5.19.2009

rumsfeld


I've never read anything from GQ in my life, but all the blog chatter about Robert Draper's article on Don Rumsfield (there's a Mad Men pun in there somewhere) meant I needed to pop my GQ cherry.

Holy shit.

Crusade, much?
The briefing’s cover sheet generally featured triumphant, color images from the previous days’ war efforts: On this particular morning, it showed the statue of Saddam Hussein being pulled down in Firdos Square, a grateful Iraqi child kissing an American soldier, and jubilant crowds thronging the streets of newly liberated Baghdad. And above these images, and just below the headline secretary of defense, was a quote that may have raised some eyebrows. It came from the Bible, from the book of Psalms: “Behold, the eye of the Lord is on those who fear Him…To deliver their soul from death.”
On March 31, a U.S. tank roared through the desert beneath a quote from Ephesians: “Therefore put on the full armor of God, so that when the day of evil comes, you may be able to stand your ground, and after you have done everything, to stand.” On April 7, Saddam Hussein struck a dictatorial pose, under this passage from the First Epistle of Peter: “It is God’s will that by doing good you should silence the ignorant talk of foolish men.”
Rumsfeld's peeps are denying this, but, really, how could they not?
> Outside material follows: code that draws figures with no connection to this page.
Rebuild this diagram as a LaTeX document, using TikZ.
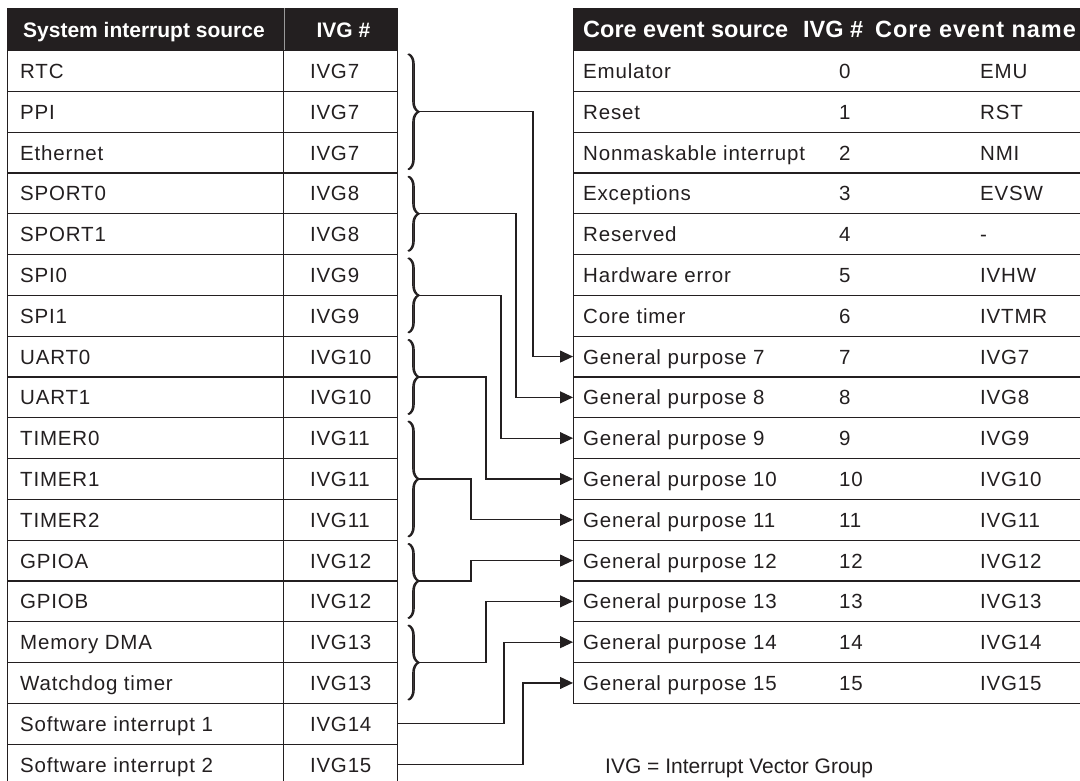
\documentclass[tikz,border=0pt]{standalone}
\usepackage{fontspec}
\setmainfont{Liberation Sans}
\newfontfamily\bodyfont[LetterSpace=4]{Liberation Sans}
\newfontfamily\wideheadfont[LetterSpace=4]{Liberation Sans}
\usetikzlibrary{arrows.meta,decorations.pathreplacing,calc}
\definecolor{ink}{HTML}{231F20}
\definecolor{rule}{HTML}{9A9A9A}

\begin{document}
\begin{tikzpicture}[x=1pt,y=-1pt,
  cellbox/.style={draw=ink,line width=1.1pt,inner sep=0pt,anchor=north west,minimum height=40.8pt},
  headbox/.style={fill=ink,draw=ink,line width=1.1pt,inner sep=0pt,anchor=north west,minimum height=42pt},
  txt/.style={anchor=base west,inner sep=0pt,text=ink,font=\bodyfont\fontsize{20.5}{24}\selectfont},
  lhead/.style={anchor=base west,inner sep=0pt,text=white,font=\fontsize{21}{25}\selectfont\bfseries},
  rhead/.style={anchor=base west,inner sep=0pt,text=white,font=\fontsize{23.5}{28}\selectfont\bfseries},
  groupbrace/.style={draw=ink,line width=1.4pt,decorate,decoration={brace,amplitude=10pt}},
  conn/.style={draw=ink,line width=1.1pt,-{Triangle[length=13pt,width=12pt]}}
]
\clip (0,0) rectangle (1080,780);

% ---- system interrupt table ----
\node[headbox,minimum width=276.3pt] (hsrc) at (7,8) {};
\node[headbox,minimum width=114pt] (hivg) at (283.3,8) {};
\draw[rule,line width=1.2pt] (hsrc.north east) -- (hsrc.south east);
\node[lhead] (hsrct) at ([xshift=16pt,yshift=-7.5pt]hsrc.west) {System interrupt source};
\node[lhead] (hivgt) at ([xshift=33pt,yshift=-7.5pt]hivg.west) {IVG \#};

\foreach \src/\ivg [count=\k] in {RTC/IVG7, PPI/IVG7, Ethernet/IVG7, SPORT0/IVG8,
    SPORT1/IVG8, SPI0/IVG9, SPI1/IVG9, UART0/IVG10, UART1/IVG10, TIMER0/IVG11,
    TIMER1/IVG11, TIMER2/IVG11, GPIOA/IVG12, GPIOB/IVG12, Memory DMA/IVG13,
    Watchdog timer/IVG13, Software interrupt 1/IVG14, Software interrupt 2/IVG15} {
  \node[cellbox,minimum width=276.3pt] (s\k) at (7,{50+40.8*(\k-1)}) {};
  \node[cellbox,minimum width=114pt] (v\k) at (283.3,{50+40.8*(\k-1)}) {};
  \node[txt] (s\k t) at ([xshift=13pt,yshift=-7.5pt]s\k.west) {\src};
  \node[txt] (v\k t) at ([xshift=26.5pt,yshift=-7.5pt]v\k.west) {\ivg};
}

% ---- core event table ----
\node[headbox,minimum width=530pt] (hcore) at (573,8) {};
\node[rhead] (hc1) at ([xshift=10pt,yshift=-8pt]hcore.west) {Core event source};
\node[rhead] (hc2) at ([xshift=230pt,yshift=-8pt]hcore.west) {IVG \#};
\node[rhead,font=\wideheadfont\fontsize{23.5}{28}\selectfont\bfseries] (hc3) at ([xshift=302pt,yshift=-8pt]hcore.west) {Core event name};

\foreach \name/\num/\code [count=\k from 0] in {Emulator/0/EMU, Reset/1/RST,
    Nonmaskable interrupt/2/NMI, Exceptions/3/EVSW, Reserved/4/-,
    Hardware error/5/IVHW, Core timer/6/IVTMR,
    General purpose 7/7/IVG7, General purpose 8/8/IVG8, General purpose 9/9/IVG9,
    General purpose 10/10/IVG10, General purpose 11/11/IVG11,
    General purpose 12/12/IVG12, General purpose 13/13/IVG13,
    General purpose 14/14/IVG14, General purpose 15/15/IVG15} {
  \node[cellbox,minimum width=530pt] (r\k) at (573,{50+40.8*\k}) {};
  \node[txt] (r\k a) at ([xshift=10pt,yshift=-7.5pt]r\k.west) {\name};
  \node[txt] (r\k b) at ([xshift=266pt,yshift=-7.5pt]r\k.west) {\num};
  \node[txt] (r\k c) at ([xshift=407pt,yshift=-7.5pt]r\k.west) {\code};
}

% ---- braces grouping sources that share a vector group ----
% each brace is stroked twice, a little apart, so its upright parts come out heavier
\foreach \a/\b/\g in {1/3/7, 4/5/8, 6/7/9, 8/9/10, 10/12/11, 13/14/12, 15/16/13} {
  \draw[groupbrace] ([xshift=9.5pt,yshift=-4pt]v\a.north east) -- ([xshift=9.5pt,yshift=4pt]v\b.south east);
  \draw[groupbrace] ([xshift=10.7pt,yshift=-4pt]v\a.north east) -- ([xshift=10.7pt,yshift=4pt]v\b.south east);
  \coordinate (b\g) at ($(v\a.north east)!0.5!(v\b.south east)+(20.5pt,0pt)$);
}

% ---- routing to the general purpose events ----
\draw[conn] (b7)  -| ([xshift=-40pt]r7.west)  -- (r7.west);
\draw[conn] (b8)  -| ([xshift=-57pt]r8.west)  -- (r8.west);
\draw[conn] (b9)  -| ([xshift=-72pt]r9.west)  -- (r9.west);
\draw[conn] (b10) -| ([xshift=-87pt]r10.west) -- (r10.west);
\draw[conn] (b11) -| ([xshift=-102pt]r11.west) -- (r11.west);
\draw[conn] (b12) -| ([xshift=-102pt]r12.west) -- (r12.west);
\draw[conn] (b13) -| ([xshift=-87pt]r13.west) -- (r13.west);
\draw[conn] (v17.east) -| ([xshift=-69pt]r14.west) -- (r14.west);
\draw[conn] (v18.east) -| ([xshift=-50pt]r15.west) -- (r15.west);

\node[txt,font=\fontsize{21}{24}\selectfont] (note) at (605,773) {IVG = Interrupt Vector Group};
\end{tikzpicture}
\end{document}
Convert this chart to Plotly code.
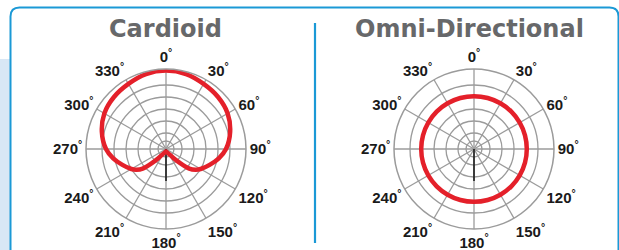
import plotly.graph_objects as go

W, H = 619, 250

# ---- data ----
titles = ["Cardioid", "Omni-Directional"]
angle_ticks = [0, 30, 60, 90, 120, 150, 180, 210, 240, 270, 300, 330]
angle_labels = ["0", "30", "60", "90", "120", "150", "180", "210", "240", "270", "300", "330"]
ring_values = [0.1, 0.2, 0.35, 0.5, 0.65, 0.8, 1.0]

cardioid_theta = [0, 15, 30, 45, 60, 75, 90, 100, 110, 120, 125, 130, 135, 140, 150, 165, 180,
                  195, 210, 220, 225, 230, 235, 240, 250, 260, 270, 285, 300, 315, 330, 345, 360]
cardioid_r = [0.98, 0.97, 0.94, 0.92, 0.89, 0.83, 0.75, 0.67, 0.58, 0.50, 0.45, 0.38, 0.25, 0.15, 0.07, 0.04, 0.03,
              0.04, 0.07, 0.15, 0.25, 0.38, 0.45, 0.50, 0.58, 0.67, 0.75, 0.83, 0.89, 0.92, 0.94, 0.97, 0.98]

omni_theta = [0, 15, 30, 45, 60, 75, 90, 105, 120, 135, 150, 165, 180,
              195, 210, 225, 240, 255, 270, 285, 300, 315, 330, 345, 360]
omni_r = [0.66, 0.66, 0.66, 0.66, 0.66, 0.66, 0.66, 0.66, 0.66, 0.66, 0.66, 0.66, 0.66,
          0.66, 0.66, 0.66, 0.66, 0.66, 0.66, 0.66, 0.66, 0.66, 0.66, 0.66, 0.66]

axis_marker_theta = [180, 180]
axis_marker_r = [0, 0.4]

# ---- styles ----
RED = "#e4202a"
GRID = "#9b9b9b"
BLUE = "#1b99d6"
LIGHT = "#d8e7f5"
TITLE_GRAY = "#67686a"

def px(x):
    return x / W

def py(y):
    return 1 - y / H

fig = go.Figure()

for name, th, rr, sub in [("cardioid", cardioid_theta, cardioid_r, "polar"),
                          ("omni", omni_theta, omni_r, "polar2")]:
    fig.add_trace(go.Scatterpolar(theta=axis_marker_theta, r=axis_marker_r, mode="lines",
                                  line=dict(color="#111111", width=1.5), subplot=sub,
                                  showlegend=False, hoverinfo="skip"))
    fig.add_trace(go.Scatterpolar(theta=th, r=rr, mode="lines",
                                  line=dict(color=RED, width=4.5, shape="spline", smoothing=0.8),
                                  subplot=sub, name=name, showlegend=False))

tick_text = [a + "<sup>°</sup>" for a in angle_labels]

def polar_layout(x0, x1, y0, y1):
    return dict(
        domain=dict(x=[px(x0), px(x1)], y=[py(y1), py(y0)]),
        bgcolor="rgba(0,0,0,0)",
        hole=0,
        radialaxis=dict(range=[0, 1], tickvals=ring_values, showticklabels=False, ticks="",
                        showline=False, gridcolor=GRID, gridwidth=1.3),
        angularaxis=dict(rotation=90, direction="clockwise", tickmode="array",
                         tickvals=angle_ticks, ticktext=tick_text, ticks="",
                         showline=True, linecolor=GRID, linewidth=1.5,
                         gridcolor=GRID, gridwidth=1.3,
                         tickfont=dict(family="Liberation Sans", size=15, color="#1a1a1a", weight=700)),
    )

fig.update_layout(
    width=W, height=H,
    margin=dict(l=0, r=0, t=0, b=0),
    paper_bgcolor="white", plot_bgcolor="white",
    template="none",
    polar=polar_layout(86, 246, 69, 229),
    polar2=polar_layout(394, 554, 69, 229),
)

# background decorations
r = 9
x0, x1, y0, y1 = 10.5, 618.5, 7.5, 262
path = (f"M {px(x0)} {py(y0 + r)} Q {px(x0)} {py(y0)} {px(x0 + r)} {py(y0)} "
        f"L {px(x1 - r)} {py(y0)} Q {px(x1)} {py(y0)} {px(x1)} {py(y0 + r)} "
        f"L {px(x1)} {py(y1)} L {px(x0)} {py(y1)} Z")
fig.add_shape(type="rect", xref="paper", yref="paper", x0=0, x1=px(10), y0=py(250), y1=py(59),
              fillcolor=LIGHT, line=dict(width=0), layer="below")
fig.add_shape(type="path", xref="paper", yref="paper", path=path,
              line=dict(color=BLUE, width=2), fillcolor="white", layer="below")
fig.add_shape(type="line", xref="paper", yref="paper", x0=px(315), x1=px(315), y0=py(23), y1=py(243),
              line=dict(color=BLUE, width=2.2))

for t, cx in zip(titles, [165, 469]):
    fig.add_annotation(text=t, xref="paper", yref="paper", x=px(cx), y=py(29),
                       xanchor="center", yanchor="middle", showarrow=False,
                       font=dict(family="DejaVu Sans", size=24, color=TITLE_GRAY, weight=700))

fig.write_html("out.html", config={"displayModeBar": False, "staticPlot": True},
               post_script="document.body.style.margin='0';document.body.style.overflow='hidden';")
And once again we find that the troops paid the price for the DOD-State Dept pissing match.
Shortly before the Iraq invasion, King Abdullah II of Jordan decreed that warplanes could not overfly his country if they had previously flown over Israel. The king’s demand meant that U.S. fighters would need to make a multiple-hour detour before proceeding to their targets. Rumsfeld had himself been a fighter pilot and presumably recognized the absurdity of the detour, and so one NSC aide approached him during a meeting in the Situation Room as the matter was being discussed.

Excuse me, Mr. Secretary,” said the aide. “I want you to know that Dr. Rice is prepared to call the king to get that restriction removed so that our kids don’t have to fly the extra two and a half or three hours.”

Rumsfeld looked up from his coffee. “When I need your help,” he said, “I’ll ask.”

The secretary did not ask for the help, and so his soldiers went the extra distance, unnecessarily.
And he was sugar in the gastank during Katrina.
Noticing that their chopper was outfitted with a search-and-rescue lift, one of the advance men said to the pilot, “We’re not taking you away from grabbing people off of rooftops, are we?”

“No, sir,” said the pilot. He explained that he was from Florida’s Hurlburt Field Air Force base—roughly 200 miles from New Orleans—which contained an entire fleet of search-and-rescue helicopters. “I’m just here because you’re here,” the pilot added. “My whole unit’s sitting back at Hurlburt, wondering why we’re not being used.”

The search-and-rescue helicopters were not being used because Donald Rumsfeld had not yet approved their deployment—even though, as Lieutenant General Russ Honoré, the cigar-chomping commander of Joint Task Force Katrina, would later tell me, “that Wednesday, we needed to evacuate people. The few helicopters we had in there were busy, and we were trying to deploy more.”

The next day, three days after landfall, word of disorder in New Orleans had reached a fever pitch. According to sources familiar with the conversation, DHS secretary Michael Chertoff called Rumsfeld that morning and said, “You’re going to need several thousand troops.”

“Well, I disagree,” said the SecDef. “And I’m going to tell the president we don’t need any more than the National Guard.”
It's no secret that I'm not a fan of George W. Bush. But he did himself no favors by surrounding himself with the likes of Cheney & Rumsfeld. Without them, it likely would have been merely a bad presidency; with them, it was among the worst ever.